À ce jour, le Bureau des Nations unies pour la coordination des affaires humanitaires (UNOCHA) a publié huit rapports de situation depuis janvier 2014, avertissant de l'imminence d'une crise alimentaire en Somalie. Et pour un pays qui tente de renaître de ses cendres après deux décennies de guerre, les chiffres ne sont guère reluisants. En juillet 2014, l'UNOCHA rapporte que la Somalie avait plus de 2 millions de personnes « dans le stress » de trouver de quoi manger. Plus de 850 000 autres étaient dans le besoin urgent d'aide humanitaire, tandis que 203 000 enfants de moins de cinq ans souffraient de malnutrition. Sur ce dernier chiffre justement, l'ONU met en garde qu'il devrait augmenter au fur et à mesure que les conditions continuent de se détériorer.
« Les besoins en financements sont urgents aujourd'hui afin que les organismes d'aide puissent fournir de la nourriture, des moyens de subsistance, de l'assistance sanitaire et un appui nutritionnel aux personnes dans les zones les plus touchées », affirme Philippe Lazzarini, le coordonnateur humanitaire résident des Nations unies en Somalie.
Les agences humanitaires travaillant en Somalie ont lancé un appel global de financement de 933 millions de dollars. Jusqu'en juillet dernier, on a pu collecter seulement 30 % de cet argent. Laissant ainsi un manque à gagner d'environ 700 millions de dollars nécessaires pour fournir une assistance humanitaire jusqu'à la fin de l'année à 2,9 millions de personnes.
« Répondre après le déclenchement de la crise alimentaire coûtera au moins trois fois plus cher que de prendre des mesures préventives. Si nous continuons à ignorer les signes avant-coureurs, cette crise va coûter aux gouvernements et aux donateurs beaucoup plus que s'ils agissaient maintenant », déclare à CHINAFRIQUE, Enzo Vecchio, directeur de Oxfam Somalie.
Il y a eu des leçons amères par le passé. Durant la disette de 2011, il a fallu 16 alertes préventives avant qu'une déclaration de famine par l'ONU n'entraîne une action sur le terrain. Un financement adéquat a finalement été mis à disposition. Mais à l'époque, on comptait déjà 10 millions de personnes dans la Corne de l'Afrique souffrant du fléau.
L'ONU indique à présent que la population somalienne ayant besoin d'une aide d'urgence est réduite. Le nombre est passé de 4 millions en 2012 à 2,9 millions à la fin de 2013. Cette réduction est en grande partie due à ce que l'UNOCHA a appelé « des améliorations modérées en matière d'accès aux financements ».

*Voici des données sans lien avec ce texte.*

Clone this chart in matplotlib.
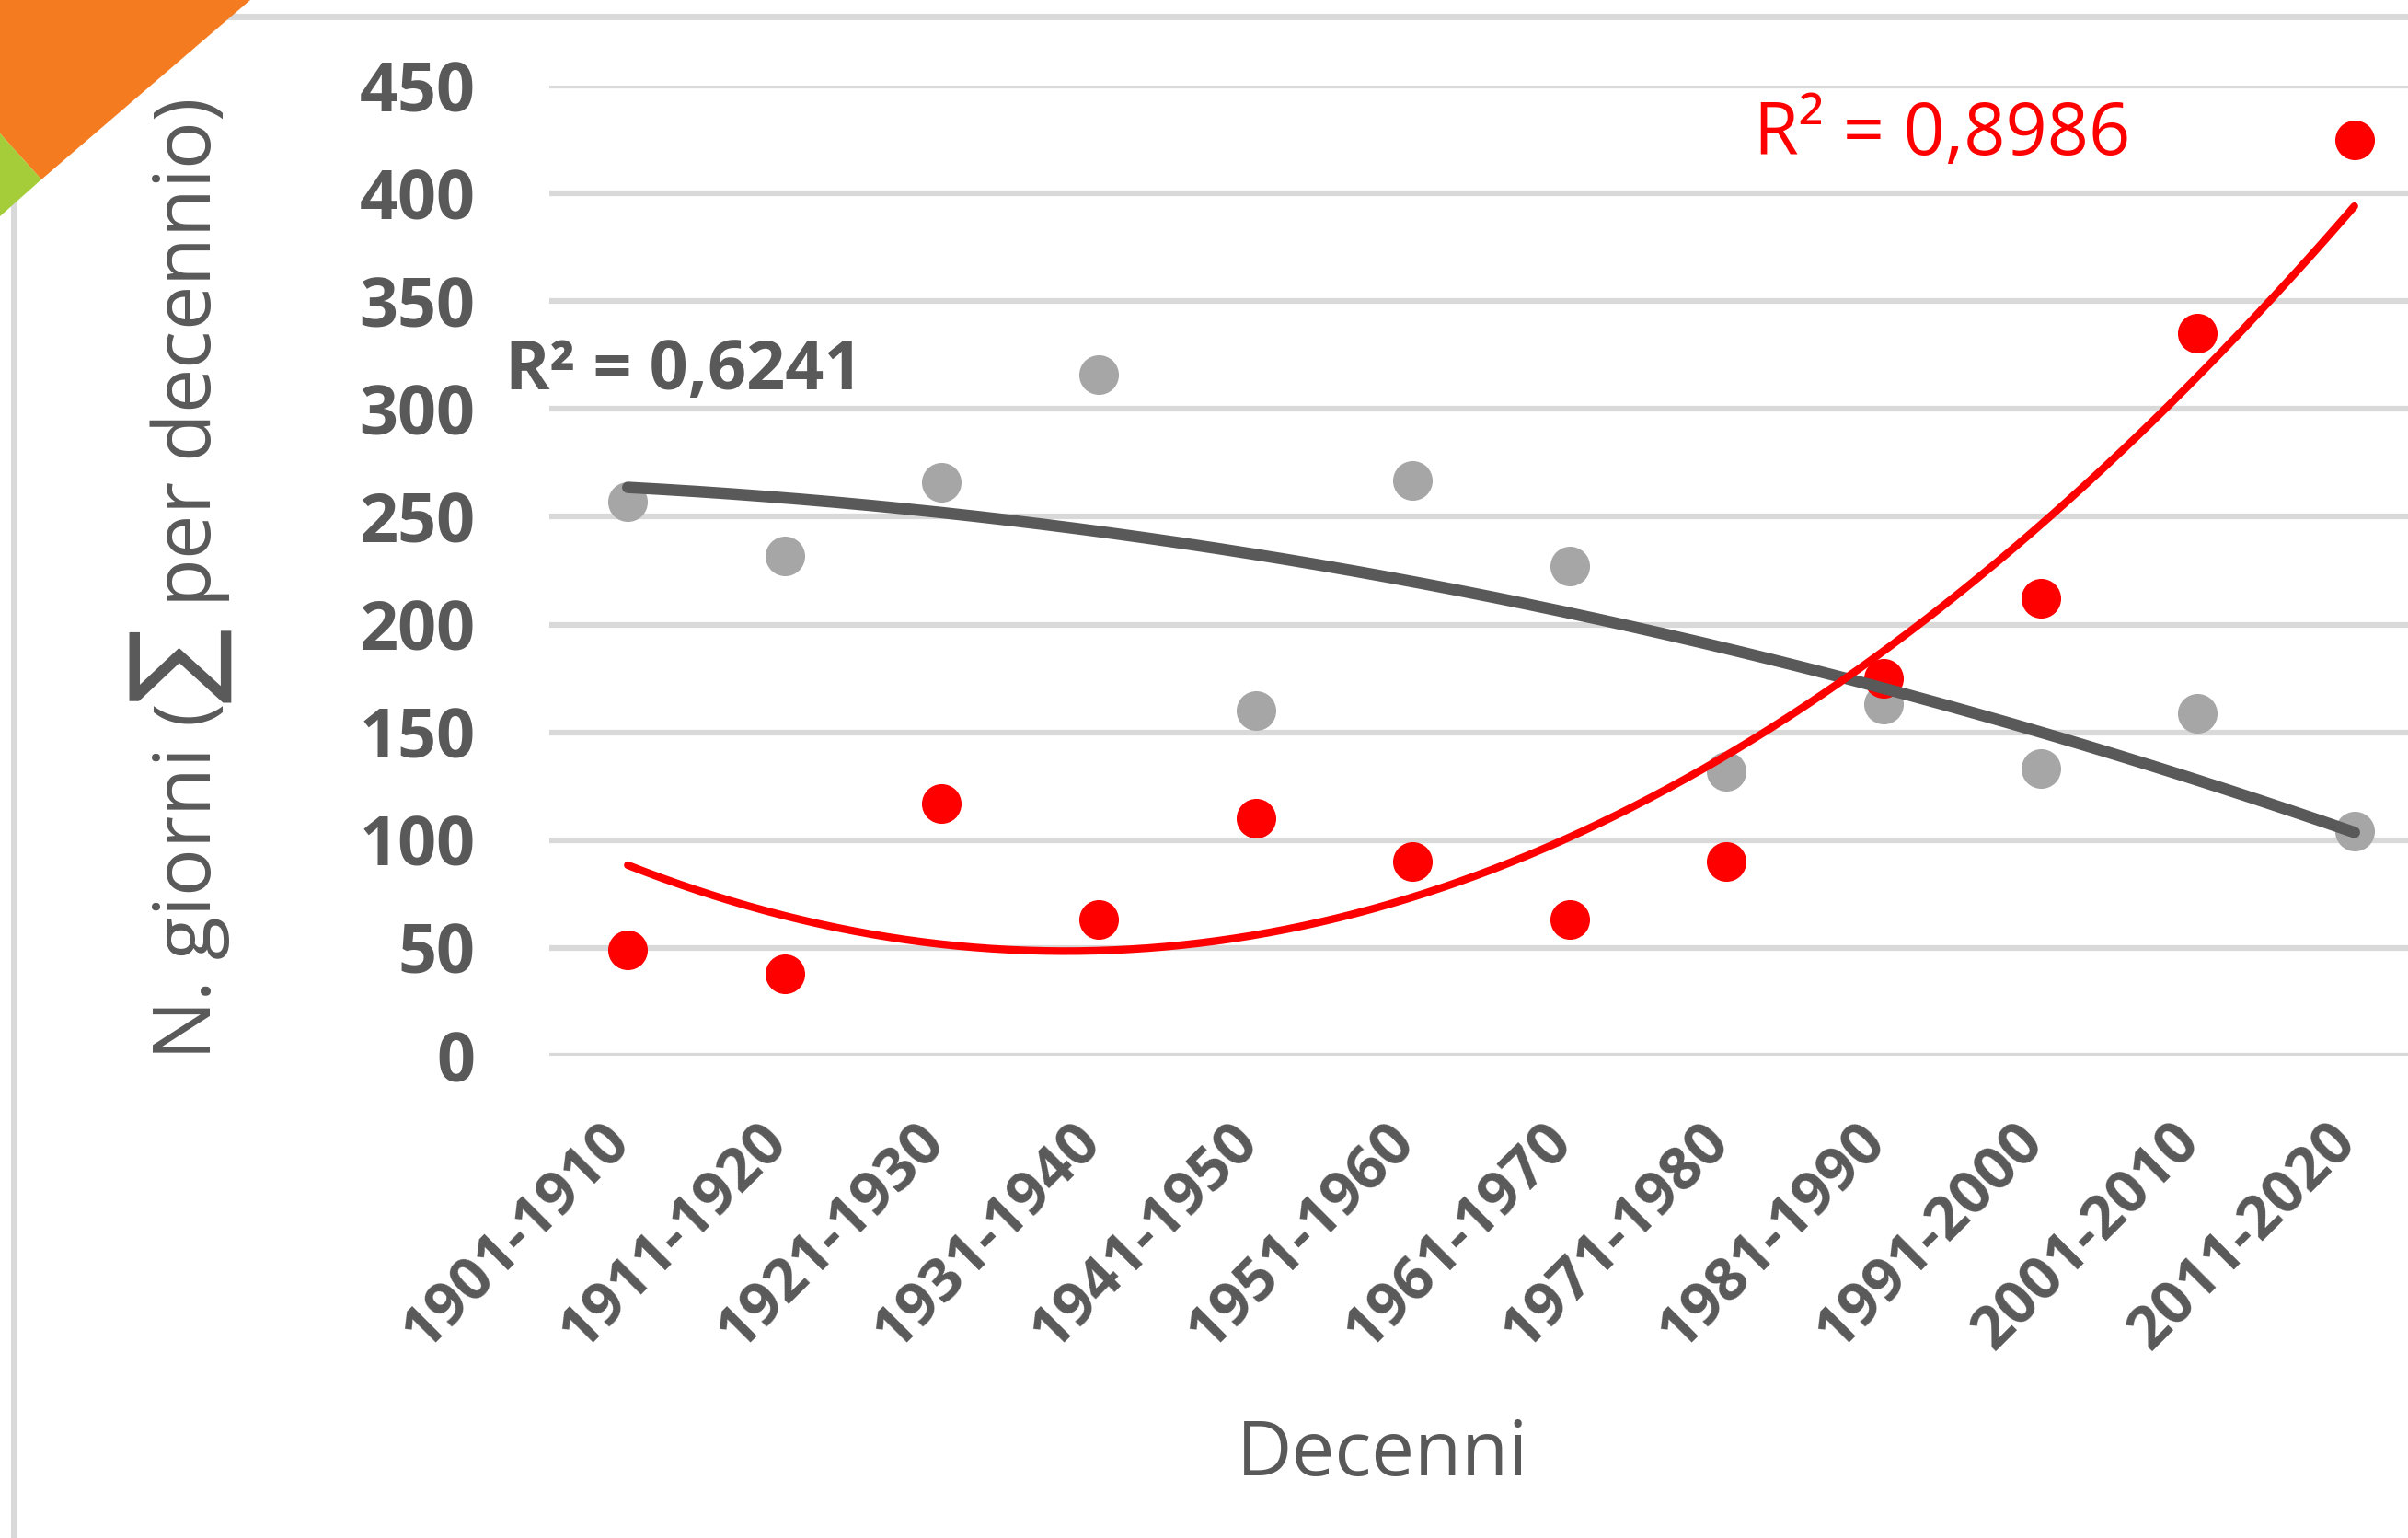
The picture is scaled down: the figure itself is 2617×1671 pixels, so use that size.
import matplotlib.pyplot as plt
from matplotlib.patches import Polygon
from matplotlib.transforms import ScaledTranslation
import numpy as np

# ---- data ----
decades = ["1901-1910", "1911-1920", "1921-1930", "1931-1940", "1941-1950",
           "1951-1960", "1961-1970", "1971-1980", "1981-1990", "1991-2000",
           "2001-2010", "2011-2020"]
gray_days = [257, 232, 266, 316, 160, 267, 227, 132, 163, 133, 159, 104]
red_days = [49, 38, 117, 63, 110, 90, 63, 90, 175, 212, 335, 425]
r2_gray = "R² = 0,6241"
r2_red = "R² = 0,8986"

TXT = "#595959"
GRID = "#D9D9D9"
W, H = 2617, 1671

plt.rcParams['font.family'] = ['Open Sans', 'DejaVu Sans']
plt.rcParams['mathtext.fontset'] = 'dejavusans'

fig = plt.figure(figsize=(W / 100, H / 100), dpi=100)

# axes placed in pixel terms (plot area is cut off on the right)
left, right, top, bottom = 597, 2644, 93, 1147
ax = fig.add_axes([left / W, 1 - bottom / H, (right - left) / W, (bottom - top) / H])

x = np.arange(len(decades))
ax.set_xlim(-0.5, len(decades) - 0.5)
ax.set_ylim(0, 450)
ax.set_yticks(np.arange(0, 451, 50))
ax.yaxis.grid(True, color=GRID, linewidth=4.5)
ax.set_axisbelow(True)
for s in ax.spines.values():
    s.set_visible(False)

ax.set_xticks(x)
ax.set_xticklabels(decades, rotation=45, ha="right", va="top",
                   fontsize=47, fontweight="bold", color=TXT)
ax.tick_params(axis="x", length=0, pad=44)
shift = ScaledTranslation(16 / 100, 0, fig.dpi_scale_trans)
for lbl in ax.get_xticklabels():
    lbl.set_transform(lbl.get_transform() + shift)
ax.tick_params(axis="y", length=0, pad=58, labelsize=53, labelcolor=TXT)
for lbl in ax.get_yticklabels():
    lbl.set_fontweight("bold")

# scatter points
ax.plot(x, gray_days, "o", color="#A6A6A6", markersize=31, markeredgewidth=0,
        clip_on=False, zorder=3)
ax.plot(x, red_days, "o", color="#FF0000", markersize=31, markeredgewidth=0,
        clip_on=False, zorder=4)

# polynomial (order 2) trend lines, as in Excel
xf = np.linspace(x[0], x[-1], 300)
pg = np.polyfit(x, gray_days, 2)
pr = np.polyfit(x, red_days, 2)
ax.plot(xf, np.polyval(pg, xf), color=TXT, linewidth=9, zorder=5,
        solid_capstyle="round", clip_on=False)
ax.plot(xf, np.polyval(pr, xf), color="#FF0000", linewidth=6, zorder=6,
        solid_capstyle="round", clip_on=False)

# R² labels
fig.text(549 / W, 1 - 404 / H, r2_gray, fontsize=53, fontweight="bold",
         color=TXT, ha="left", va="center")
fig.text(1906 / W, 1 - 147 / H, r2_red, fontsize=57, fontweight="medium",
         color="#FF0000", ha="left", va="center")

# axis titles
fig.text(197 / W, 1 - 630 / H, r"N. giorni ($\sum$ per decennio)", rotation=90,
         fontsize=62, color=TXT, ha="center", va="center")
fig.text(1502 / W, 1 - 1582 / H, "Decenni", fontsize=60, color=TXT,
         ha="center", va="center")

# chart area border (top and left)
fig.add_artist(plt.Line2D([15 / W, 1], [1 - 18 / H, 1 - 18 / H], color=GRID,
                          linewidth=5, transform=fig.transFigure))
fig.add_artist(plt.Line2D([15 / W, 15 / W], [0, 1 - 18 / H], color=GRID,
                          linewidth=5, transform=fig.transFigure))

# decorative corner
orange = [(0, 0), (272, 0), (45, 195), (0, 145)]
green = [(0, 145), (45, 195), (0, 235)]
for pts, col in ((orange, "#F47B20"), (green, "#A5CD39")):
    fig.add_artist(Polygon([(px / W, 1 - py / H) for px, py in pts], closed=True,
                           facecolor=col, edgecolor="none", transform=fig.transFigure,
                           zorder=10))

fig.savefig("out.png", dpi=100, facecolor="white")
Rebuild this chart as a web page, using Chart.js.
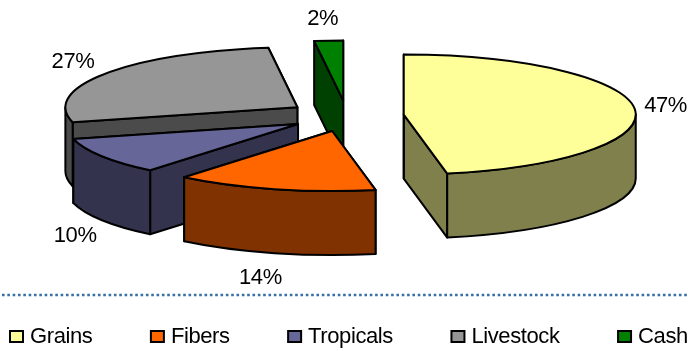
<!DOCTYPE html>
<html lang="en">
<head>
    <meta charset="UTF-8">
    <title>Crop shares</title>
    <script src="https://cdn.jsdelivr.net/npm/chart.js"></script>
    <style>
        body {
            margin: 0;
            background-color: #fff;
        }
        canvas {
            display: block;
        }
    </style>
</head>
<body>
    <canvas id="cropChart" width="688" height="351"></canvas>

    <script>
        const categories = ['Grains', 'Fibers', 'Tropicals', 'Livestock', 'Cash'];
        const shares = [47, 14, 10, 27, 2];
        const topColors = ['#FFFF99', '#FF6600', '#666699', '#969696', '#008000'];
        const sideColors = ['#80804D', '#803300', '#33334D', '#4B4B4B', '#004000'];

        const TILT = 60 / 232;      // squash of the pie into an ellipse
        const DEPTH = 64;           // height of the extruded wall
        const FONT = '22px "Liberation Sans", Arial, sans-serif';
        const LETTER_SPACING = '-0.4px';
        // small hand adjustments so the percent labels clear the walls
        const LABEL_NUDGE = [[-1, -1], [-6, 3], [0, 4], [-6, 1], [-4, 0]];

        // Screen geometry of one slice, taken from the arc element
        function sliceGeometry(arc) {
            const mid = (arc.startAngle + arc.endAngle) / 2;
            const offset = arc.options.offset;
            return {
                cx: arc.x + Math.cos(mid) * offset,
                cy: arc.y + Math.sin(mid) * offset * TILT,
                rx: arc.outerRadius,
                ry: arc.outerRadius * TILT,
                start: arc.startAngle,
                end: arc.endAngle,
                mid: mid
            };
        }

        function paint(ctx, fill) {
            ctx.fillStyle = fill;
            ctx.fill();
            ctx.stroke();
        }

        // Flat cut face running from the centre out to the rim at one angle
        function drawCutFace(ctx, s, angle, fill) {
            const x = s.cx + Math.cos(angle) * s.rx;
            const y = s.cy + Math.sin(angle) * s.ry;
            ctx.beginPath();
            ctx.moveTo(s.cx, s.cy);
            ctx.lineTo(x, y);
            ctx.lineTo(x, y + DEPTH);
            ctx.lineTo(s.cx, s.cy + DEPTH);
            ctx.closePath();
            paint(ctx, fill);
        }

        // Curved wall, only the part of the rim that faces the viewer (0..PI on canvas)
        function drawRimWall(ctx, s, fill) {
            const ranges = [[0, Math.PI], [2 * Math.PI, 3 * Math.PI]];
            ranges.forEach(([lo, hi]) => {
                const from = Math.max(s.start, lo);
                const to = Math.min(s.end, hi);
                if (to <= from) return;
                ctx.beginPath();
                ctx.ellipse(s.cx, s.cy, s.rx, s.ry, 0, from, to);
                ctx.ellipse(s.cx, s.cy + DEPTH, s.rx, s.ry, 0, to, from, true);
                ctx.closePath();
                paint(ctx, fill);
            });
        }

        function drawTopFace(ctx, s, fill) {
            ctx.beginPath();
            ctx.moveTo(s.cx, s.cy);
            ctx.ellipse(s.cx, s.cy, s.rx, s.ry, 0, s.start, s.end);
            ctx.closePath();
            paint(ctx, fill);
        }

        function drawPercentLabel(ctx, s, text, nudge) {
            const dirX = Math.cos(s.mid);
            const dirY = Math.sin(s.mid);
            const rimY = s.cy + dirY * s.ry + (dirY > 0 ? DEPTH : 0);
            ctx.fillText(text,
                s.cx + dirX * s.rx + dirX * 32 + nudge[0],
                rimY + dirY * 22 + nudge[1]);
        }

        // Turns the flat pie into an exploded 3D pie
        const pie3d = {
            id: 'pie3d',
            beforeDatasetsDraw(chart) {
                const ctx = chart.ctx;
                const arcs = chart.getDatasetMeta(0).data;
                const slices = arcs.map(sliceGeometry);

                ctx.save();
                ctx.strokeStyle = '#000';
                ctx.lineWidth = 2;
                ctx.lineJoin = 'round';

                // back to front: last slice is the furthest away
                for (let i = slices.length - 1; i >= 0; i--) {
                    const s = slices[i];
                    drawCutFace(ctx, s, s.end, sideColors[i]);
                    drawCutFace(ctx, s, s.start, sideColors[i]);
                    drawRimWall(ctx, s, sideColors[i]);
                    drawTopFace(ctx, s, topColors[i]);
                }

                ctx.fillStyle = '#000';
                ctx.font = FONT;
                ctx.letterSpacing = LETTER_SPACING;
                ctx.textAlign = 'center';
                ctx.textBaseline = 'middle';
                slices.forEach((s, i) => drawPercentLabel(ctx, s, shares[i] + '%', LABEL_NUDGE[i]));
                ctx.restore();
                return false;
            },
            afterDraw(chart) {
                const ctx = chart.ctx;
                ctx.save();

                // dotted rule above the legend
                ctx.strokeStyle = '#3A6EA5';
                ctx.lineWidth = 2.5;
                ctx.setLineDash([2.6, 2.73]);
                ctx.beginPath();
                ctx.moveTo(2, 295);
                ctx.lineTo(chart.width, 295);
                ctx.stroke();
                ctx.setLineDash([]);

                // legend row with a fixed gap between the entries
                ctx.font = FONT;
                ctx.letterSpacing = LETTER_SPACING;
                ctx.textAlign = 'left';
                ctx.textBaseline = 'alphabetic';
                ctx.lineWidth = 2;
                ctx.strokeStyle = '#000';
                let x = 10;
                categories.forEach((name, i) => {
                    ctx.fillStyle = topColors[i];
                    ctx.fillRect(x, 331, 13, 11);
                    ctx.strokeRect(x, 331, 13, 11);
                    ctx.fillStyle = '#000';
                    ctx.fillText(name, x + 20, 343);
                    x += 20 + ctx.measureText(name).width + 58.5;
                });
                ctx.restore();
            }
        };

        new Chart(document.getElementById('cropChart'), {
            type: 'pie',
            data: {
                labels: categories,
                datasets: [{
                    data: shares,
                    backgroundColor: topColors,
                    offset: [57, 60, 58, 60, 60]
                }]
            },
            options: {
                responsive: false,
                animation: false,
                radius: 232,
                layout: {
                    padding: { left: 6, bottom: 119 }
                },
                plugins: {
                    legend: { display: false },
                    tooltip: { enabled: false }
                }
            },
            plugins: [pie3d]
        });
    </script>
</body>
</html>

Pour la Somalie néanmoins, seul des solutions à long terme pourront mettre fin au cycle prévisible de la famine. Le rapport de juillet 2014 de l'Overseas Development Institute (ODI) fait valoir que les organismes d'intervention, en cas de catastrophes humanitaires, peuvent faire mieux par des solutions durables adossées sur des modèles économiques viables. Interrogé par CHINAFRIQUE, l'ambassadeur de la Somalie au Kenya, Mohammed Nur, est de cet avis. Il estime en effet que des solutions durables combinées à l'aide qu'apporte la communauté internationale pour assurer la sécurité alimentaire, les infrastructures et l'emploi des jeunes sont nécessaires pour son pays. « Il y a des problèmes immédiats de nature humanitaire et sécuritaire, mais si vous regardez en profondeur, la cause inhérente est la pauvreté », dit-il.
Aussitôt que l'UNOCHA a mis en garde contre une crise imminente, la conférence des chefs d'État et de gouvernement de l'Union africaine en juin dernier à Malabo a publié un communiqué qui est revenu à plusieurs reprises sur la sécurité alimentaire et l'avenir du continent. Mais les dirigeants africains ont reconnu que les financements pourraient être un défi majeur pour lutter contre la malnutrition dans des pays comme la Somalie. En tant que tel, le 23e sommet de l'UA a néanmoins appelé à la disposition « de l'aide financière et socio-économique adéquate à la Somalie dans le cadre du New Deal Compact », en plus de sonner l'alarme sur la situation humanitaire qui prévaut dans ce pays.